## What to do
Without the pictures, print the lines running from the beginning of the material to the line containing "(0,0) rectangle (1153,466);", both ends included.

## Information provided
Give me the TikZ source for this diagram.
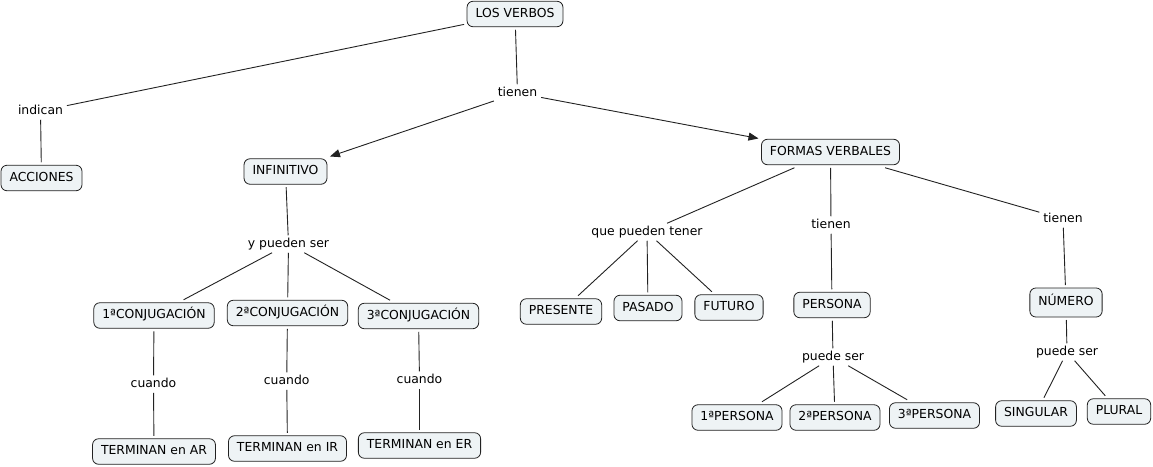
\documentclass[tikz,border=0pt]{standalone}
\usepackage{fontspec}
\setmainfont{DejaVu Sans}
\usetikzlibrary{arrows.meta}
\definecolor{cfill}{HTML}{EEF3F5}
\definecolor{cline}{HTML}{222222}
\begin{document}
\begin{tikzpicture}[x=1pt,y=-1pt,
  concept/.style={draw=cline, fill=cfill, rounded corners=6pt, line width=0.8pt,
    minimum height=25.5pt, inner xsep=8.5pt, inner ysep=2pt, outer sep=3pt,
    text height=9pt, text depth=2.5pt, font=\fontsize{12.4}{14}\selectfont},
  lbl/.style={inner xsep=3pt, inner ysep=2pt, outer sep=1pt,
    text height=9pt, text depth=2.5pt, font=\fontsize{12.4}{14}\selectfont},
  link/.style={draw=cline, line width=0.9pt},
  arrowlink/.style={link, -{Triangle[length=10pt,width=8pt]}}
]
\useasboundingbox[fill=white] (0,0) rectangle (1153,466);

% concepts
\node[concept] (verbos) at (515,14) {LOS VERBOS};
\node[concept] (acciones) at (41.5,178) {ACCIONES};
\node[concept] (infinitivo) at (285.5,171.5) {INFINITIVO};
\node[concept] (formas) at (830.5,152) {FORMAS VERBALES};
\node[concept] (conj1) at (154,315.5) {1ªCONJUGACIÓN};
\node[concept] (conj2) at (287.5,313) {2ªCONJUGACIÓN};
\node[concept] (conj3) at (418.5,316) {3ªCONJUGACIÓN};
\node[concept] (termAR) at (154,451.5) {TERMINAN en AR};
\node[concept] (termIR) at (287.5,448.5) {TERMINAN en IR};
\node[concept] (termER) at (419.5,445.5) {TERMINAN en ER};
\node[concept] (presente) at (561,311.5) {PRESENTE};
\node[concept] (pasado) at (648,308) {PASADO};
\node[concept] (futuro) at (729,307.5) {FUTURO};
\node[concept] (persona) at (832,305) {PERSONA};
\node[concept, minimum height=29pt] (numero) at (1066,302.5) {NÚMERO};
\node[concept] (pers1) at (737,417.5) {1ªPERSONA};
\node[concept] (pers2) at (835,417.5) {2ªPERSONA};
\node[concept] (pers3) at (934.5,415.5) {3ªPERSONA};
\node[concept] (singular) at (1036,413.5) {SINGULAR};
\node[concept] (plural) at (1119,411.5) {PLURAL};

% linking phrases
\node[lbl] (indican) at (40.5,111) {indican};
\node[lbl] (tienenA) at (517.5,93) {tienen};
\node[lbl] (ypueden) at (288.5,244) {y pueden ser};
\node[lbl] (cuando1) at (153.5,384) {cuando};
\node[lbl] (cuando2) at (286.7,381) {cuando};
\node[lbl] (cuando3) at (419.5,380) {cuando};
\node[lbl] (quepueden) at (647,232) {que pueden tener};
\node[lbl] (tienenB) at (831,225) {tienen};
\node[lbl] (tienenC) at (1063,219) {tienen};
\node[lbl] (puede1) at (833,357) {puede ser};
\node[lbl] (puede2) at (1067,352) {puede ser};

% connectors
\draw[link] (verbos) -- (indican);
\draw[link] (indican) -- (acciones);
\draw[link] (verbos) -- (tienenA);
\draw[arrowlink] (tienenA) -- (infinitivo);
\draw[arrowlink] (tienenA) -- (formas);

\draw[link] (infinitivo) -- (ypueden);
\draw[link] (ypueden) -- (conj1);
\draw[link] (ypueden) -- (conj2);
\draw[link] (ypueden) -- (conj3);
\draw[link] (conj1) -- (cuando1);
\draw[link] (conj2) -- (cuando2);
\draw[link] (conj3) -- (cuando3);
\draw[link] (cuando1) -- (termAR);
\draw[link] (cuando2) -- (termIR);
\draw[link] (cuando3) -- (termER);

\draw[link] (formas) -- (quepueden);
\draw[link] (formas) -- (tienenB);
\draw[link] (formas) -- (tienenC);
\draw[link] (quepueden) -- (presente);
\draw[link] (quepueden) -- (pasado);
\draw[link] (quepueden) -- (futuro);
\draw[link] (tienenB) -- (persona);
\draw[link] (persona) -- (puede1);
\draw[link] (puede1) -- (pers1);
\draw[link] (puede1) -- (pers2);
\draw[link] (puede1) -- (pers3);
\draw[link] (tienenC) -- (numero);
\draw[link] (numero) -- (puede2);
\draw[link] (puede2) -- (singular);
\draw[link] (puede2) -- (plural);
\end{tikzpicture}
\end{document}
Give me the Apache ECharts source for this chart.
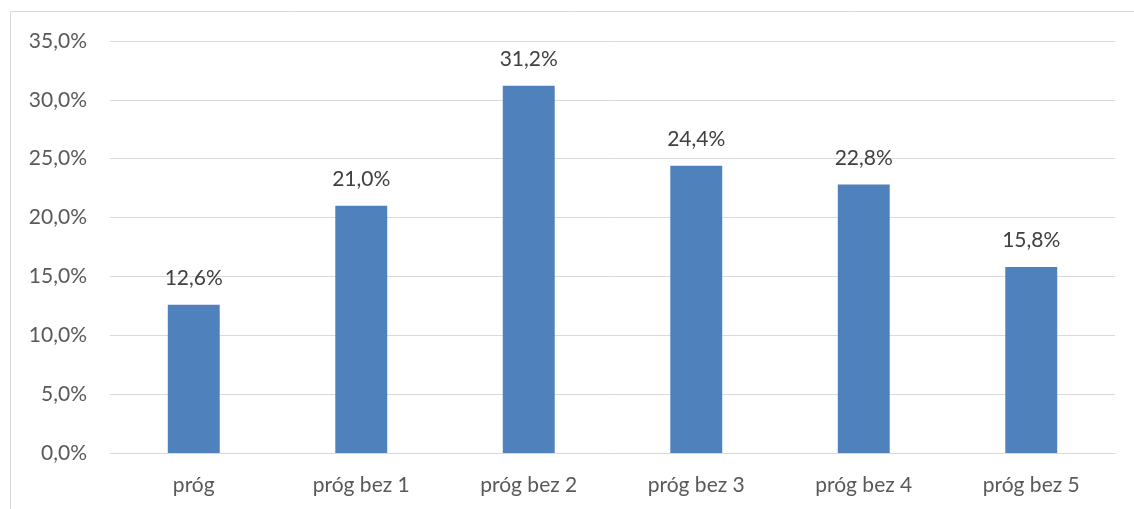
<!DOCTYPE html>
<html><head><meta charset="utf-8">
<script src="https://cdn.jsdelivr.net/npm/echarts@6/dist/echarts.min.js"></script>
<style>html,body{margin:0;padding:0;background:#fff}#c{width:1134px;height:509px}</style>
</head><body><div id="c"></div>
<script>
const categories = ["próg", "próg bez 1", "próg bez 2", "próg bez 3", "próg bez 4", "próg bez 5"];
const values = [12.6, 21.0, 31.2, 24.4, 22.8, 15.8];
const yTicks = [0, 5, 10, 15, 20, 25, 30, 35];

const fmt = v => v.toFixed(1).replace('.', ',') + '%';
const chart = echarts.init(document.getElementById('c'));
chart.setOption({
  animation: false,
  textStyle: { fontFamily: 'Lato, "Open Sans", sans-serif' },
  graphic: [{ type: 'rect', shape: { x: 10.5, y: 11.5, width: 1140, height: 520 }, style: { fill: 'none', stroke: '#d9d9d9', lineWidth: 1 }, silent: true }],
  grid: { left: 110, right: 19, top: 41, bottom: 56 },
  xAxis: {
    type: 'category', data: categories,
    axisLine: { lineStyle: { color: '#d9d9d9' } },
    axisTick: { show: false },
    axisLabel: { color: '#595959', fontSize: 21, margin: 22 }
  },
  yAxis: {
    type: 'value', min: yTicks[0], max: yTicks[yTicks.length - 1], interval: 5,
    axisLine: { show: false }, axisTick: { show: false },
    splitLine: { lineStyle: { color: '#d9d9d9' } },
    axisLabel: { color: '#595959', fontSize: 21, margin: 23, formatter: v => fmt(v) }
  },
  series: [{
    type: 'bar', data: values, barWidth: '31%',
    itemStyle: { color: '#4F81BD' },
    label: { show: true, position: 'top', distance: 16, color: '#404040', fontSize: 21, formatter: p => fmt(p.value) }
  }]
});
</script></body></html>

## The completed task
Give me the TikZ source for this diagram.
\documentclass[tikz,border=0pt]{standalone}
\usepackage{fontspec}
\setmainfont{DejaVu Sans}
\usetikzlibrary{arrows.meta}
\definecolor{cfill}{HTML}{EEF3F5}
\definecolor{cline}{HTML}{222222}
\begin{document}
\begin{tikzpicture}[x=1pt,y=-1pt,
  concept/.style={draw=cline, fill=cfill, rounded corners=6pt, line width=0.8pt,
    minimum height=25.5pt, inner xsep=8.5pt, inner ysep=2pt, outer sep=3pt,
    text height=9pt, text depth=2.5pt, font=\fontsize{12.4}{14}\selectfont},
  lbl/.style={inner xsep=3pt, inner ysep=2pt, outer sep=1pt,
    text height=9pt, text depth=2.5pt, font=\fontsize{12.4}{14}\selectfont},
  link/.style={draw=cline, line width=0.9pt},
  arrowlink/.style={link, -{Triangle[length=10pt,width=8pt]}}
]
\useasboundingbox[fill=white] (0,0) rectangle (1153,466);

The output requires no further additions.